The stone wall in a New England landscape does not stand alone. It accumulates a community over time — mosses and ferns at the base, vines that climb without damaging it, wildflowers that colonize the gaps. This accumulation is not accidental. It is what a stone wall asks of its environment, and responding to it deliberately is part of designing around a wall rather than simply inheriting one.

The base of an old dry-stack wall is always soft — moss, native ferns, wild violets, and in shaded conditions, wild ginger and jack-in-the-pulpit. The wall face, if partially shaded, holds moisture and grows lichens in grey and orange-yellow. The top carries the widest range: stonecrop sedums, self-seeded asters, and in old walls, small trees that have established themselves in the cap.

The plants that belong at the base of a New England stone wall are native species adapted to the conditions the wall creates: part shade, excellent drainage at the wall face, and slightly alkaline soil from the leaching of calcium-bearing stone. Recommended species: hay-scented fern (Dennstaedtia punctilobula) for dry, open base conditions; cinnamon fern (Osmundastrum cinnamomeum) for moist shaded bases; wild columbine (Aquilegia canadensis) for wall faces and gaps; native mosses for the wall face itself in shaded conditions.

Native plantings at a stone wall establish themselves and spread without intervention. Hay-scented fern will colonize a dry stone wall base in three to five years from a single plant. What requires attention is preventing invasive species — bittersweet, multiflora rose, Japanese barberry — from establishing in the wall gaps where their roots can eventually destabilize the structure.

The stone wall planted with native species reads as part of the New England landscape. The same wall with cultivated hostas and daylilies at its base reads as a garden. The distinction matters because it determines whether the wall is in its landscape or sitting in front of it.

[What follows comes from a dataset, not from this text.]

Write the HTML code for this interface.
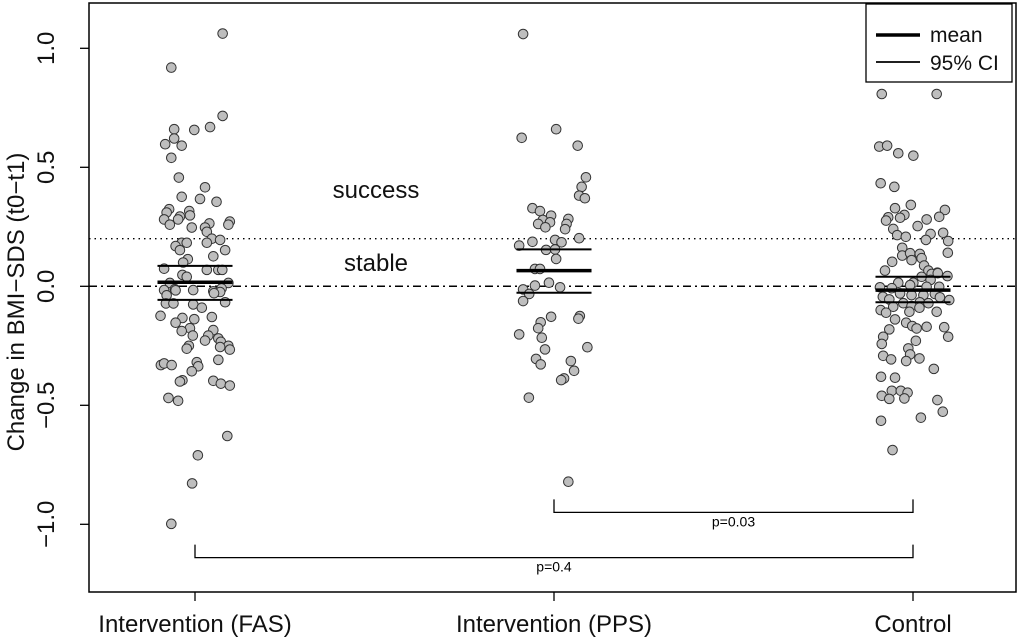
<!DOCTYPE html>
<html><head><meta charset="utf-8"><style>
html,body{margin:0;padding:0;background:#fff;}
svg{display:block;font-family:"Liberation Sans",Arial,sans-serif;}
</style></head><body>
<svg id="chart" width="1024" height="642" viewBox="0 0 1024 642"></svg>
<script>
const categories = ["Intervention (FAS)", "Intervention (PPS)", "Control"];
const yTicks = [1.0, 0.5, 0.0, -0.5, -1.0];
const yTickLabels = ["1.0", "0.5", "0.0", "\u22120.5", "\u22121.0"];
const fasValues = [1.062,0.919,0.716,0.660,0.657,0.669,0.621,0.597,0.591,0.54,0.457,0.416,0.376,0.367,0.355,0.324,0.31,0.316,0.298,0.293,0.281,0.281,0.259,0.272,0.259,0.264,0.247,0.247,0.229,0.2,0.195,0.183,0.183,0.183,0.169,0.152,0.152,0.126,0.114,0.1,0.074,0.069,0.069,0.069,0.048,0.04,0.014,0.014,-0.016,-0.012,-0.016,-0.021,-0.009,-0.038,-0.017,-0.024,-0.029,-0.072,-0.072,-0.076,-0.09,-0.067,-0.124,-0.133,-0.138,-0.129,-0.153,-0.176,-0.188,-0.184,-0.207,-0.207,-0.219,-0.233,-0.228,-0.25,-0.266,-0.25,-0.262,-0.255,-0.331,-0.324,-0.331,-0.319,-0.336,-0.309,-0.357,-0.395,-0.4,-0.397,-0.409,-0.417,-0.469,-0.481,-0.629,-0.71,-0.828,-0.998];
const fasJitter = [0.077,-0.066,0.077,-0.058,-0.002,0.042,-0.058,-0.083,-0.037,-0.066,-0.045,0.028,-0.037,0.014,0.06,-0.072,-0.079,-0.016,-0.014,-0.042,-0.047,-0.086,-0.07,0.097,0.093,0.04,-0.009,0.028,0.033,0.047,0.07,-0.037,-0.023,0.033,-0.054,-0.042,0.084,0.051,-0.02,-0.033,-0.086,0.033,0.065,0.076,-0.035,-0.023,-0.07,0.093,-0.086,-0.056,-0.005,0.051,0.074,-0.079,-0.054,0.07,0.053,-0.081,-0.06,-0.005,0.019,0.084,-0.096,-0.035,-0.002,0.047,-0.054,-0.014,-0.037,0.051,-0.006,0.037,0.065,0.072,0.028,0.093,0.097,-0.017,-0.023,0.07,-0.095,-0.086,-0.065,0.005,0.009,0.065,-0.009,-0.035,-0.042,0.051,0.072,0.097,-0.074,-0.047,0.09,0.008,-0.008,-0.066];
const ppsValues = [1.06,0.66,0.624,0.591,0.458,0.418,0.381,0.37,0.328,0.316,0.297,0.279,0.283,0.269,0.262,0.262,0.248,0.24,0.202,0.195,0.187,0.185,0.171,0.153,0.155,0.115,0.073,0.073,0.015,0.003,-0.004,-0.013,-0.032,-0.062,-0.128,-0.125,-0.136,-0.151,-0.176,-0.202,-0.216,-0.256,-0.265,-0.305,-0.314,-0.328,-0.355,-0.387,-0.394,-0.468,-0.821];
const ppsJitter = [-0.086,0.006,-0.09,0.066,0.089,0.077,0.07,0.086,-0.06,-0.039,-0.008,-0.031,0.04,-0.011,0.035,-0.044,-0.024,0.031,0.07,0.003,-0.06,0.021,-0.097,-0.022,0.003,0.006,-0.053,-0.039,-0.014,-0.053,0.017,-0.086,-0.069,-0.086,-0.008,0.072,0.068,-0.037,-0.044,-0.097,-0.034,0.093,-0.025,-0.05,0.047,-0.037,0.056,0.028,0.02,-0.07,0.04];
const ctlValues = [0.808,0.808,0.587,0.591,0.559,0.549,0.433,0.418,0.342,0.328,0.321,0.3,0.292,0.29,0.276,0.288,0.281,0.253,0.241,0.22,0.225,0.215,0.208,0.195,0.19,0.162,0.141,0.129,0.139,0.136,0.11,0.118,0.103,0.087,0.066,0.066,0.057,0.043,0.052,0.04,0.055,0.027,0.015,0.015,-0.004,-0.008,0.005,-0.002,-0.002,-0.03,-0.037,-0.037,-0.032,-0.044,-0.055,-0.046,-0.058,-0.071,-0.067,-0.071,-0.086,-0.083,-0.09,-0.1,-0.111,-0.107,-0.107,-0.139,-0.153,-0.167,-0.177,-0.17,-0.172,-0.181,-0.212,-0.212,-0.242,-0.229,-0.261,-0.286,-0.292,-0.307,-0.314,-0.303,-0.347,-0.38,-0.384,-0.439,-0.439,-0.447,-0.46,-0.473,-0.471,-0.478,-0.527,-0.552,-0.565,-0.688];
const ctlJitter = [-0.087,0.066,-0.094,-0.072,-0.041,0.001,-0.09,-0.052,-0.006,-0.05,0.089,-0.024,0.073,-0.069,-0.075,-0.036,0.038,0.013,-0.055,0.049,0.084,-0.044,-0.02,0.036,0.098,-0.03,0.097,-0.03,-0.008,0.019,-0.004,0.024,-0.058,0.031,-0.078,0.043,0.068,0.096,0.052,0.024,0.069,0.049,0.001,-0.041,-0.092,-0.059,-0.008,0.038,0.073,-0.036,-0.004,0.029,0.061,-0.084,-0.066,0.075,0.101,-0.027,0.019,0.043,-0.055,-0.004,0.018,-0.09,-0.075,-0.01,0.066,-0.05,-0.019,-0.002,0.01,0.038,0.087,-0.066,0.098,-0.083,-0.087,0.008,-0.013,-0.008,-0.083,-0.061,-0.019,0.018,0.058,-0.089,-0.05,-0.059,-0.034,-0.015,-0.087,-0.066,-0.024,0.068,0.083,0.022,-0.089,-0.057];
const means = [0.017, 0.066, -0.016];
const ciLow = [-0.057, -0.027, -0.067];
const ciHigh = [0.086, 0.155, 0.04];
const refLines = [0.2, 0.0];
const compFrom = [1, 0];
const compTo = [2, 2];
const compY = [-0.95, -1.14];
const compLabels = ["p=0.03", "p=0.4"];

const NS = "http://www.w3.org/2000/svg";
const svg = document.getElementById("chart");
const L = 89, R = 1016, T = 3, B = 592;
function yScale(v){ return 286.3 - v * 238; }
function xScale(i){ return 195 + i * 359; }
const halfW = 0.1045;
function mk(tag, attrs, parent){
  const e = document.createElementNS(NS, tag);
  for (const k in attrs) e.setAttribute(k, attrs[k]);
  (parent || svg).appendChild(e);
  return e;
}

const rl0 = mk("line",{x1:L,x2:R,y1:yScale(refLines[0]),y2:yScale(refLines[0]),stroke:"#000","stroke-width":1.3,"stroke-dasharray":"1.5 4"});


const rl1 = mk("line",{x1:L,x2:R,y1:yScale(refLines[1]),y2:yScale(refLines[1]),stroke:"#000","stroke-width":1.5,"stroke-dasharray":"8 4 2 4"});



const groups = [[fasValues,fasJitter],[ppsValues,ppsJitter],[ctlValues,ctlJitter]];
groups.forEach((g, gi) => {
  const grp = mk("g", {});
  
  
  g[0].forEach((v, i) => {
    const c = mk("circle",{cx:xScale(gi + g[1][i]),cy:yScale(v),r:4.8,fill:"#bebebe",stroke:"#333","stroke-width":1}, grp);
    
    
  });
});

means.forEach((m, i) => {
  const x1 = xScale(i - halfW), x2 = xScale(i + halfW);
  const ml = mk("line",{x1:x1,x2:x2,y1:yScale(m),y2:yScale(m),stroke:"#000","stroke-width":3.5});
  
  
  const cl = mk("line",{x1:x1,x2:x2,y1:yScale(ciLow[i]),y2:yScale(ciLow[i]),stroke:"#000","stroke-width":2});
  
  
  const ch = mk("line",{x1:x1,x2:x2,y1:yScale(ciHigh[i]),y2:yScale(ciHigh[i]),stroke:"#000","stroke-width":2});
  
  
});

compFrom.forEach((f, i) => {
  const y = yScale(compY[i]);
  const p = mk("path",{d:`M${xScale(f)},${y-13} V${y} H${xScale(compTo[i])} V${y-13}`,fill:"none",stroke:"#000","stroke-width":1.3});
  
  
  const t = mk("text",{x:(xScale(f)+xScale(compTo[i]))/2,y:y+14,"text-anchor":"middle","font-size":14});
  t.textContent = compLabels[i];
  
  
});

const fr = mk("rect",{x:L,y:T,width:R-L,height:B-T,fill:"none",stroke:"#000","stroke-width":1.5});



yTicks.forEach((v, i) => {
  const y = yScale(v);
  const tk = mk("line",{x1:L-9,x2:L,y1:y,y2:y,stroke:"#000","stroke-width":1.3});
  
  
  const t = mk("text",{x:0,y:0,transform:`translate(54,${y}) rotate(-90)`,"text-anchor":"middle","font-size":24,fill:"#111"});
  t.textContent = yTickLabels[i];
  
  
});

categories.forEach((c, i) => {
  const x = xScale(i);
  const tk = mk("line",{x1:x,x2:x,y1:B,y2:B+9,stroke:"#000","stroke-width":1.3});
  
  
  const t = mk("text",{x:x,y:632,"text-anchor":"middle","font-size":24,fill:"#111"});
  t.textContent = c;
  
  
});

const yt = mk("text",{x:0,y:0,transform:"translate(24,302) rotate(-90)","text-anchor":"middle","font-size":24,fill:"#111"});
yt.textContent = "Change in BMI\u2212SDS (t0\u2212t1)";



const s1 = mk("text",{x:376,y:198,"text-anchor":"middle","font-size":24,fill:"#111"});
s1.textContent = "success";


const s2 = mk("text",{x:376,y:271,"text-anchor":"middle","font-size":24,fill:"#111"});
s2.textContent = "stable";



const lg = mk("g",{});


mk("rect",{x:866,y:4,width:146,height:78,fill:"#fff",stroke:"#000","stroke-width":1.3},lg);
const l1 = mk("line",{x1:876,x2:920,y1:35,y2:35,stroke:"#000","stroke-width":3.5},lg);


const l2 = mk("line",{x1:876,x2:920,y1:62,y2:62,stroke:"#000","stroke-width":1.8},lg);


const lt1 = mk("text",{x:930,y:42,"font-size":21,fill:"#111"},lg);
lt1.textContent = "mean";


const lt2 = mk("text",{x:930,y:70,"font-size":21,fill:"#111"},lg);
lt2.textContent = "95% CI";


</script>
</body></html>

From native plant nurseries. Plant in fall or early spring. For wall base plantings, choose species appropriate to the specific light conditions — full sun, part shade, or full shade — and drainage. Do not amend the soil at the wall base; the native species are adapted to lean, well-drained conditions and will not perform better in enriched soil.

The Old Canaan Standard

Native ferns, mosses, and wildflowers appropriate to the light and moisture conditions of the specific wall base, for planting at dry-stack stone walls on traditional New England properties. No cultivated varieties of native species — straight species, Connecticut or New England ecotype. Monitor annually for invasive shrubs establishing in wall gaps and remove before they are established.